Le prince Antiochus de Commagène est le meilleur ami de Titus ; Antiochus aime Bérénice, qui ne l’aime pas en retour, mais aime Titus, devenu empereur de Rome à la mort de son père Vespasien. Titus aime Bérénice, mais son devoir d’empereur et l’hostilité des Romains au mariage du prince avec une reine étrangère l’oblige à renvoyer la reine de Judée ; Titus demande à Antiochus de le lui annoncer à sa place…
Très librement inspirée des récits des historiens romains Tacite, Suétone et Dion Cassius, l’histoire d’amour tragique de Titus et Bérénice a inspiré à Racine sa pièce Bérénice, représentée pour la première fois en 1670.
Une mise en scène toute en sobriété
Mettre en scène un classique, qui plus est une tragédie en alexandrins, est toujours un défi.
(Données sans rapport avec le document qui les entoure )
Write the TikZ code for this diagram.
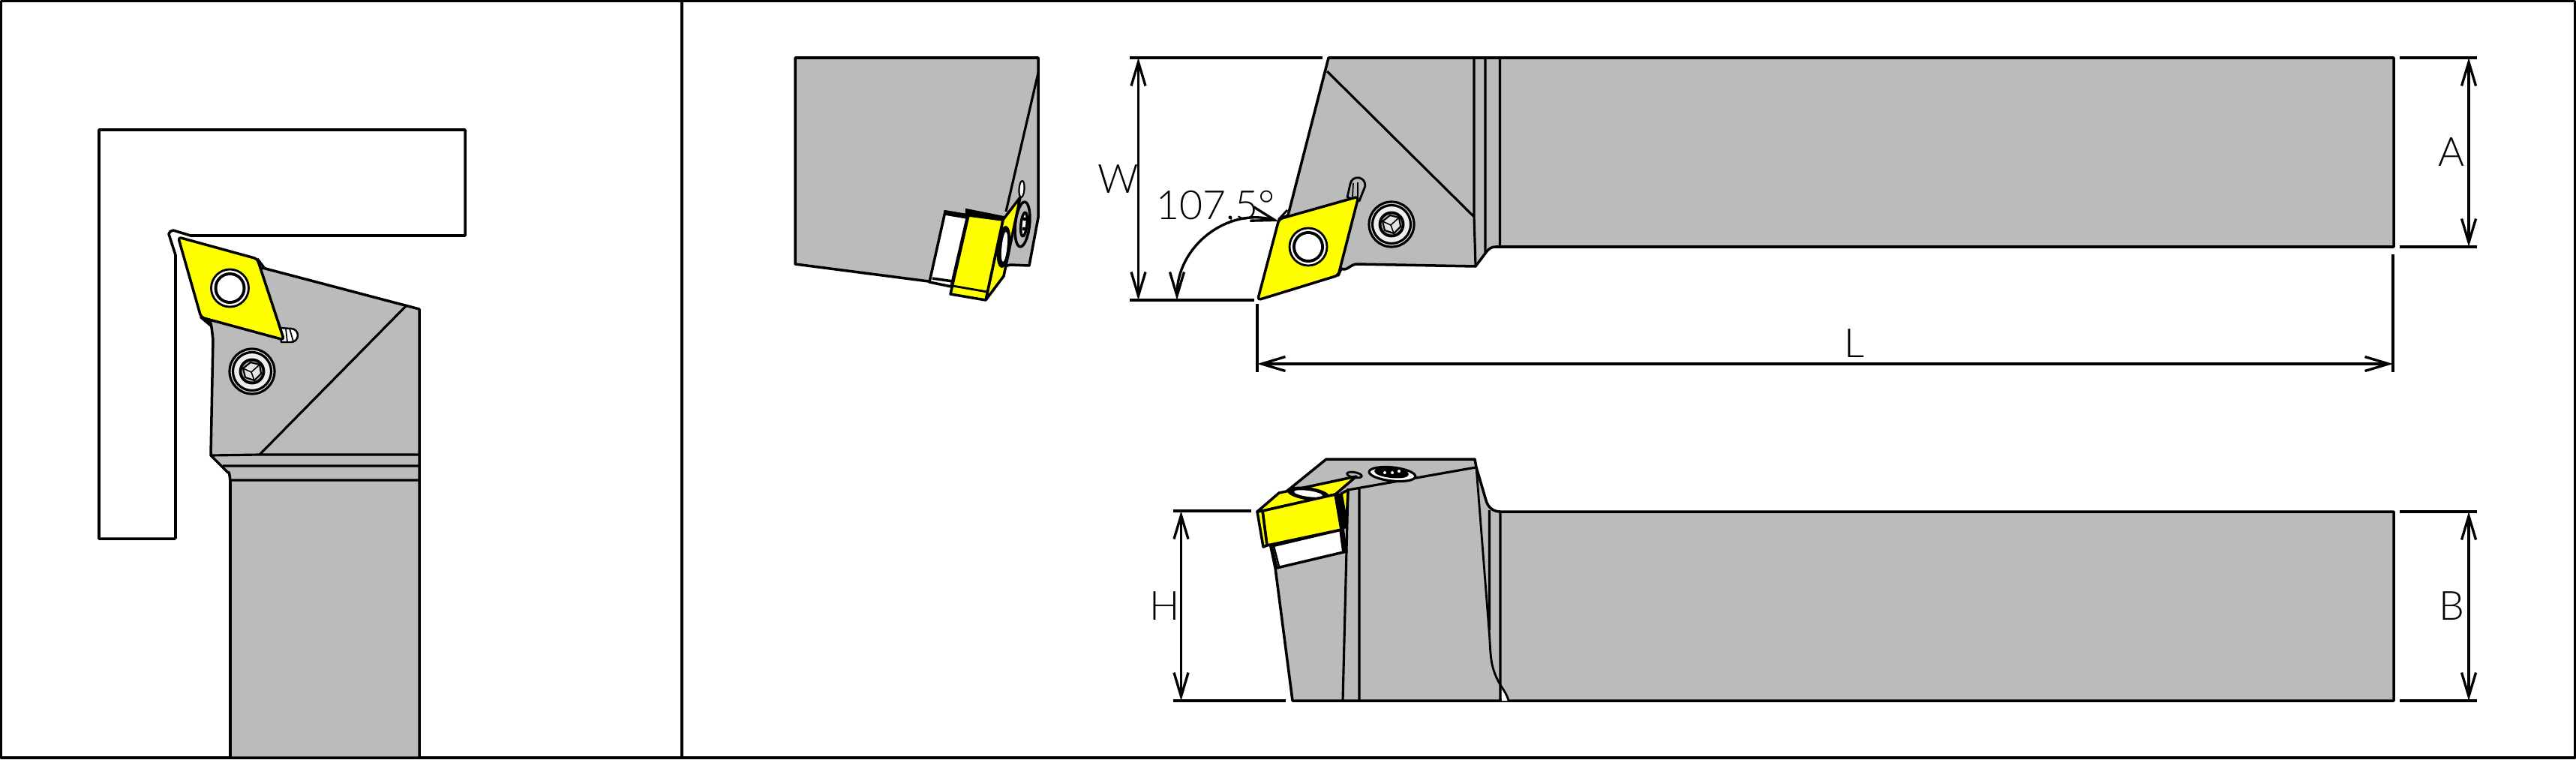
\documentclass[tikz,border=0pt]{standalone}
\usepackage{fontspec}
\setmainfont{Lato}[UprightFont=* Light]
\usetikzlibrary{arrows.meta}
\definecolor{bodygray}{HTML}{BBBBBB}
\definecolor{insertyellow}{HTML}{FFFF00}
\tikzset{
  part/.style={draw=black,line width=1pt,line join=round},
  body/.style={part,fill=bodygray},
  edge/.style={draw=black,line width=0.9pt},
  insert/.style={part,fill=insertyellow,rounded corners=1.2pt},
  plate/.style={part,fill=insertyellow},
  blank/.style={part,fill=white},
  ink/.style={draw=black,fill=black},
  dimline/.style={draw=black,line width=0.95pt},
  dimarrow/.style={dimline,{Straight Barb[length=9pt,width=5.4pt]}-{Straight Barb[length=9pt,width=5.4pt]}},
  dimlabel/.style={font=\fontsize{15.2}{16}\selectfont,inner sep=0pt,text=black},
  pics/facehole/.style={code={
    \draw[part,fill=white,line width=.8pt] (0,0) circle[radius=25];
    \fill[black] (0,0) circle[radius=21];
    \fill[white] (0,0) circle[radius=17];
  }},
  pics/capscrew/.style={code={
    \draw[part,fill=white!55!bodygray,line width=.9pt] (0,0) circle[radius=30];
    \draw[part,fill=white!75!bodygray,line width=.9pt] (0,0) circle[radius=25.5];
    \draw[part,fill=bodygray,line width=1.1pt] (0,0) circle[radius=15.5];
    \draw[part,fill=white!60!bodygray,line width=.6pt] (-12,-4) -- (-2,-12) -- (10,-9) -- (12,3) -- (3,12) -- (-9,8) -- cycle;
    \draw[part,line width=.45pt] (-12,-4) -- (-1,1) -- (10,-9) (-1,1) -- (3,12);
  }},
}
\begin{document}
\begin{tikzpicture}[x=0.01cm,y=-0.01cm]
\useasboundingbox (0,0) rectangle (3434,1012);
\fill[white] (0,0) rectangle (3434,1012);

% ---- panel frame
\draw[part] (1.5,1.5) rectangle (3432.5,1010);
\draw[part] (909,1.5) -- (909,1010);

% ---- left view: workpiece outline
\draw[part] (234,718) -- (132,718) -- (132,173) -- (620,173) -- (620,314) -- (254,314)
  -- (231,307) to[out=190,in=90] (225,312) -- (234,340) -- (234,718);

% ---- left view: tool
\path[body] (350,357) -- (559,412) -- (559,1010) -- (307,1010) -- (307,641)
   to[out=270,in=60] (304,630) -- (281,607) -- (284,451) to[out=270,in=70] (279,430) -- (268,423) -- cycle;
\draw[edge] (541,408) -- (346,606) (281,607) -- (346,606) -- (559,606)
  (297,621) -- (559,621) (307,640) -- (559,640);
\draw[part] (343,345) -- (353,358) (268,423) -- (281,434);
% left view slot
\draw[part,fill=white,line width=.7pt] (373,437) -- (388,438) arc[start angle=270,end angle=450,radius=9] -- (375,456) -- cycle;
\draw[part,line width=.5pt] (381,438) -- (383,456) (386,438) -- (391,455);
\draw[insert] (237.5,316) -- (343,345) -- (378.6,453) -- (268,423) -- cycle;
\pic at (306.5,384) {facehole};
\pic at (336,495) {capscrew};

% ---- middle (end) view
\draw[body] (1060,77) -- (1384,77) -- (1384,290) -- (1372,354) -- (1347,353) -- (1320,360) -- (1238,375) -- (1060,352) -- cycle;
\draw[edge] (1384,97) -- (1341,282);
\draw[part,fill=white,line width=.6pt] (1362,252) ellipse[x radius=3.5,y radius=11,rotate=-4];
\draw[part,fill=bodygray,line width=1pt] (1363,299) ellipse[x radius=9.5,y radius=30,rotate=-6];
\draw[part,fill=white,line width=1pt] (1365,299) ellipse[x radius=4,y radius=16,rotate=-6];
\fill[black] (1366,292) circle[radius=2.5] (1365,305) circle[radius=2.5];
\draw[blank] (1260,282) -- (1290,287) -- (1268,382) -- (1239,376) -- cycle;
\draw[part] (1243,371) -- (1270,375);
\draw[ink,line width=1pt] (1260,282) -- (1290,287) -- (1289,290) -- (1260,285) -- cycle;
\draw[ink,line width=.6pt] (1288,279) -- (1338,289) -- (1337,294) -- (1288,285) -- cycle;
\draw[part,fill=white,line width=.6pt] (1290,284.5) -- (1337,292) -- (1337,293.5) -- (1290,286) -- cycle;
\draw[plate] (1337,293) -- (1360,263) -- (1338,368) -- (1314,400) -- cycle;
\draw[plate] (1291,287) -- (1337,293) -- (1314,400) -- (1267,392) -- cycle;
\draw[part,line width=.8pt] (1270,381) -- (1316,389);
\draw[part,fill=black,line width=.6pt] (1338,329) ellipse[x radius=8,y radius=27,rotate=-6];
\draw[draw=none,fill=white] (1339,329) ellipse[x radius=3.5,y radius=20,rotate=-6];

% ---- top right view (plan)
\draw[body] (1771,77) -- (3191,77) -- (3191,329) -- (1999,329) -- (1994,329) to[out=180,in=50] (1982,335) -- (1967,355) -- (1808,352) to[out=185,in=330] (1788,358) -- (1784,367) -- (1705,292) -- (1717,287) -- cycle;
\draw[edge] (1769,95) -- (1964,288) (1965,77) -- (1965,288) -- (1967,355)
  (1980,77) -- (1980,338) (1999.5,77) -- (1999.5,329);
% plan view slot
\draw[part,fill=bodygray,line width=.8pt] (1796,263) -- (1800,245) arc[start angle=190,end angle=370,radius=10] -- (1812,268) -- cycle;
\draw[part,line width=.5pt] (1804,244) -- (1803,262) (1810,243) -- (1810,262);
\draw[part,line width=.8pt] (1705,292) -- (1716,280);
\draw[insert] (1705,292) -- (1811,262) -- (1784,367) -- (1676.5,400) -- cycle;
\pic at (1744,329) {facehole};
\pic at (1855,299) {capscrew};

% ---- bottom right view (side)
\draw[body] (1768,612) -- (1966,612) -- (1968,623) -- (1981,667) to[out=285,in=180] (2000,682) -- (3191,682) -- (3191,934) -- (1723,934) -- (1700,757) -- (1688,700) -- (1715,655) -- cycle;
\fill[white] (2002,913) to[out=300,in=110] (2011,934) -- (2002,934) -- cycle;
\draw[edge,line width=.8pt] (1968,623) -- (1985,840) to[out=275,in=120] (1999,911) to[out=300,in=105] (2011,934);
\draw[edge] (1967,623) -- (1797,653) -- (1790,934) (1812,650) -- (1812,934)
  (1985.5,680) -- (1985.5,840) (2000,682) -- (2000,934);
% side view fasteners
\draw[part,fill=white,line width=.9pt] (1856,632) ellipse[x radius=31,y radius=9,rotate=-6];
\draw[part,fill=black,line width=.6pt] (1855,630) ellipse[x radius=22,y radius=6,rotate=-6];
\fill[white] (1846,630) circle[radius=2] (1856,630) circle[radius=2] (1865,628) circle[radius=2];
\draw[part,fill=bodygray,line width=.8pt] (1805.5,633) ellipse[x radius=10,y radius=3.5,rotate=-10];
% side view shim and insert
\draw[blank] (1695,728) -- (1788,706) -- (1795,735) -- (1702,757) -- cycle;
\draw[part,line width=.7pt] (1698,728) -- (1705,755);
\draw[part,line width=.5pt,fill=black] (1786,706) -- (1791,705) -- (1795,734) -- (1790,736) -- cycle;
\draw[plate] (1797,653) -- (1788,658) -- (1795,697) -- cycle;
\draw[plate] (1676,682) -- (1705,657) -- (1808,635) -- (1780,659) -- (1683,681) -- cycle;
\draw[part,fill=black,line width=.6pt] (1744,658) ellipse[x radius=27,y radius=7.5,rotate=-8];
\fill[white] (1744,658) ellipse[x radius=19,y radius=4,rotate=-8];
\draw[plate] (1683,681) -- (1780,659) -- (1788,706) -- (1689,727) -- cycle;
\draw[plate] (1676,682) -- (1683,681) -- (1689,727) -- (1684,729) -- cycle;
\draw[ink,line width=.4pt] (1781,659) -- (1788,658) -- (1795,703) -- (1788,706) -- cycle;

% ---- dimension anchors
\coordinate (wTop) at (1517.5,77);
\coordinate (wBot) at (1517.5,400);
\coordinate (wTopA) at (1506,77);
\coordinate (wTopB) at (1763,77);
\coordinate (wBotA) at (1506,400);
\coordinate (wBotB) at (1672,400);
\coordinate (aTop) at (3291,77);
\coordinate (aBot) at (3291,329);
\coordinate (aTopA) at (3199,77);
\coordinate (aTopB) at (3302,77);
\coordinate (aBotA) at (3199,329);
\coordinate (aBotB) at (3302,329);
\coordinate (lLeft) at (1676,485);
\coordinate (lRight) at (3190,485);
\coordinate (lLeftA) at (1676,405);
\coordinate (lLeftB) at (1676,496);
\coordinate (lRightA) at (3190,339);
\coordinate (lRightB) at (3190,496);
\coordinate (hTop) at (1574.5,681);
\coordinate (hBot) at (1574.5,934);
\coordinate (hTopA) at (1564,681);
\coordinate (hTopB) at (1668,681);
\coordinate (hBotA) at (1564,934);
\coordinate (hBotB) at (1714,934);
\coordinate (bTop) at (3291,682);
\coordinate (bBot) at (3291,934);
\coordinate (bTopA) at (3199,682);
\coordinate (bTopB) at (3302,682);
\coordinate (bBotA) at (3199,934);
\coordinate (bBotB) at (3302,934);
\coordinate (angA) at (1569,400);
\coordinate (angB) at (1705,295);

% ---- dimension lines
\draw[dimline] (wTopA) -- (wTopB) (wBotA) -- (wBotB) (aTopA) -- (aTopB) (aBotA) -- (aBotB)
  (lLeftA) -- (lLeftB) (lRightA) -- (lRightB) (hTopA) -- (hTopB) (hBotA) -- (hBotB)
  (bTopA) -- (bTopB) (bBotA) -- (bBotB);
\draw[dimarrow] (wTop) -- (wBot);
\draw[dimarrow] (aTop) -- (aBot);
\draw[dimarrow] (lLeft) -- (lRight);
\draw[dimarrow] (hTop) -- (hBot);
\draw[dimarrow] (bTop) -- (bBot);
\draw[dimarrow] (angA) .. controls (1569,328) and (1636,276) .. (angB);

% ---- labels
\node[dimlabel] (labW) at (1491,239) {W};
\node[dimlabel] (labA) at (3268,203) {A};
\node[dimlabel] (labL) at (2472,458) {L};
\node[dimlabel] (labH) at (1553,808) {H};
\node[dimlabel] (labB) at (3268,808) {B};
\node[dimlabel,anchor=base west] (labAngle) at (1541,292) {107,5°};
\end{tikzpicture}
\end{document}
Comment moderniser une pièce aussi célèbre que Bérénice sans trahir le texte et sa densité ?
C’est le challenge qu’a tenté de relever Jean-René Lemoine, acteur et metteur en scène né à Haïti, lauréat en 2013 du prix Augier pour sa mise en scène d’Iphigénie, qui était sur la scène de la Comédie de Béthune ce mardi 4 février – dans le rôle secondaire de Rutile – aux côtés des autres comédiens et comédiennes, Marine Gramond qui incarne une Bérénice jeune et intense, Jean-Christophe Folly dans le rôle de Titus, Alexandre Gonin dans celui d’Antiochus, ainsi que Nicole Dogué, Jan Hammenecker et Marc Barbé qui jouent respectivement Phénice, Paulin et Arsace, les confidents des héros.
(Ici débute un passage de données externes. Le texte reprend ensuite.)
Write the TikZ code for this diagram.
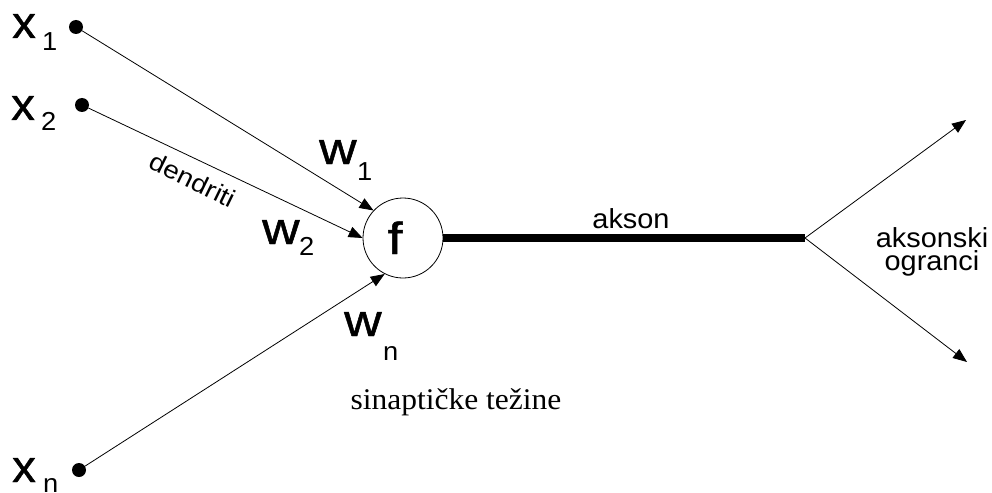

Produite à la Maison de la Culture d’Amiens où la première a eu lieu le 14 janvier 2025, la pièce était au programme de l’hippodrome de Douai et du Phénix de Valenciennes en janvier avant d’arriver à la Comédie de Béthune.
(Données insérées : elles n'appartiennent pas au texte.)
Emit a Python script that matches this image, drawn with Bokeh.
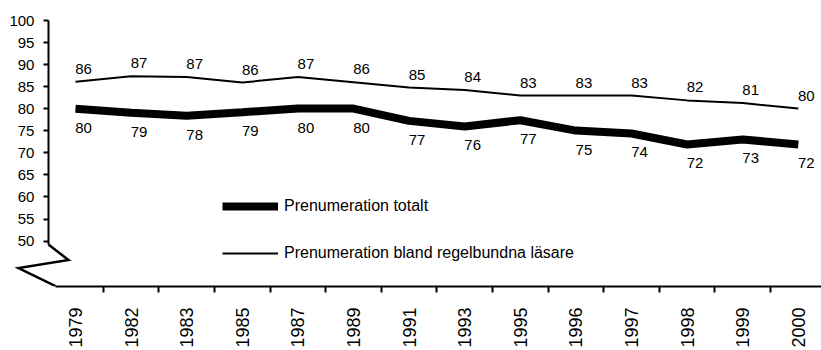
import math
from bokeh.plotting import figure
from bokeh.models import (Range1d, FixedTicker, Legend, LegendItem, ColumnDataSource)
from bokeh.core.properties import value
from bokeh.embed import file_html
from bokeh.resources import INLINE

# ---- data ----
years = ["1979", "1982", "1983", "1985", "1987", "1989", "1991",
         "1993", "1995", "1996", "1997", "1998", "1999", "2000"]
totalt = [79.98, 79.1, 78.4, 79.2, 80.05, 80.05, 77.25,
          76.0, 77.4, 75.05, 74.4, 71.9, 73.05, 71.9]
regelbundna = [86.1, 87.35, 87.2, 85.95, 87.2, 86.0, 84.8,
               84.25, 83.0, 83.0, 83.0, 81.9, 81.3, 80.05]
y_ticks = [50, 55, 60, 65, 70, 75, 80, 85, 90, 95, 100]
series_names = ["Prenumeration totalt", "Prenumeration bland regelbundna läsare"]

FONT = "Liberation Sans"
idx = list(range(len(years)))

# ---- layout constants ----
X_START, X_END = -1.259, 13.417
Y_START, Y_END = 39.71, 104.54
YAXIS_X = -0.486
BREAK_TOP = 49.23
XAXIS_START = -0.36

p = figure(width=821, height=350,
           x_range=Range1d(X_START, X_END), y_range=Range1d(Y_START, Y_END),
           output_backend="svg", toolbar_location=None,
           min_border_left=5, min_border_right=0, min_border_top=0,
           min_border_bottom=57)
p.outline_line_color = None
p.xgrid.visible = False
p.ygrid.visible = False

# y axis
ya = p.yaxis[0]
ya.fixed_location = YAXIS_X
ya.bounds = (BREAK_TOP, 100)
ya.ticker = FixedTicker(ticks=y_ticks)
ya.major_tick_out = 5
ya.major_tick_in = 0
ya.minor_tick_out = 0
ya.minor_tick_in = 0
ya.axis_line_width = 2
ya.axis_line_color = "black"
ya.major_tick_line_width = 2
ya.major_tick_line_color = "black"
ya.major_label_standoff = 9
ya.major_label_text_font = FONT
ya.major_label_text_font_size = "15px"
ya.major_label_text_color = "black"

# x axis
xa = p.xaxis[0]
xa.bounds = (XAXIS_START, X_END + 1)
xa.ticker = FixedTicker(ticks=idx, minor_ticks=[i + 0.5 for i in idx])
xa.major_label_overrides = {i: y for i, y in zip(idx, years)}
xa.major_tick_out = 0
xa.major_tick_in = 0
xa.minor_tick_out = 6
xa.minor_tick_in = 0
xa.minor_tick_line_width = 2
xa.minor_tick_line_color = "black"
xa.axis_line_width = 2
xa.axis_line_color = "black"
xa.major_label_orientation = math.pi / 2
xa.major_label_standoff = 15
xa.major_label_text_font = FONT
xa.major_label_text_font_size = "18px"
xa.major_label_text_color = "black"

# axis break zigzag
zx = [YAXIS_X, -0.126, -1.025, XAXIS_START]
zy = [BREAK_TOP, 45.7, 43.9, Y_START + 0.1]
p.line(zx, zy, line_width=2.5, line_color="black", line_join="miter")

# series
src = ColumnDataSource(dict(
    x=idx, tot=totalt, reg=regelbundna,
    tot_lbl=[f"{round(v)}" for v in totalt],
    reg_lbl=[f"{round(v)}" for v in regelbundna]))

r_tot = p.line("x", "tot", source=src, line_width=8, line_color="black")
r_reg = p.line("x", "reg", source=src, line_width=2, line_color="black")

p.text("x", "tot", text="tot_lbl", source=src, x_offset=8, y_offset=14,
       text_align="center", text_baseline="top",
       text_font=value(FONT), text_font_size="15px", text_color="black")
p.text("x", "reg", text="reg_lbl", source=src, x_offset=8, y_offset=-13,
       text_align="center", text_baseline="alphabetic",
       text_font=value(FONT), text_font_size="15px", text_color="black")

legend = Legend(items=[LegendItem(label=series_names[0], renderers=[r_tot]),
                       LegendItem(label=series_names[1], renderers=[r_reg])],
                location=(217, 23), glyph_width=56, glyph_height=20,
                label_height=20, spacing=27, padding=0, margin=0,
                border_line_color=None, background_fill_alpha=0,
                label_text_font=FONT, label_text_font_size="16px",
                label_text_color="black", label_standoff=6)
p.add_layout(legend)

open("out.html", "w").write(file_html(p, INLINE))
Dans la mise en scène de Jean-René Lemoine, pas de colonnes romaines, mais un simple sol carrelé recouvert d’une fine poussière d’or ; Titus ne porte pas de toge, mais un pantalon et un haut de couleur marron qui laisse deviner son torse ; Antiochus est vêtu de bleu, pantalon bouffant et haut transparent ; Paulin et Arsace, les confidents de Titus et d’Antiochus portent un costume-cravate, incarnation de la raison face à la passion amoureuse qui déchire les monarques.
Dans sa note d’intention, Jean-René Lemoine note que « Dans cet excès d’amour, il y a la cruauté, la fureur de l’adolescence. […] La beauté de la langue transfigure le désastre. La pièce résume en un cri libérateur tous nos chagrins inconsolés, les embaume dans un curare apaisant ».
Des moments fugaces et trop rares
Malgré le talent des comédiens et des comédiennes, la déception était au rendez-vous, la faute à une mise en scène excessivement figée. Les personnages disent leurs répliques à distance les uns des autres, mais leur éloignement dans l’espace vide de la scène, le peu d’interactions qu’ils ont les uns avec les autres, leur posture trop souvent statique empêchent le spectateur de croire à cette histoire de passion tragique qui se déroule sous nos yeux.
À plusieurs reprises, les personnages parviennent quand même à nous toucher : lorsque Titus prend Antiochus dans ses bras pour embrasser son meilleur ami dans un geste empreint d’ambiguïté, ou lors de la confrontation de Titus et Bérénice, à la cinquième scène de l’acte IV. Ces moments fugaces sont malheureusement trop rares pour emporter tout à fait le spectateur.
On retrouvera Bérénice sur la scène du Théâtre National de Bretagne de Rennes du 4 au 8 mars, puis au Quai, le Centre dramatique national d’Angers du 2 au 3 avril, au Dôme Théâtre d’Albertville le 15 avril et au Théâtre du Nord de Lille du 22 au 25 avril.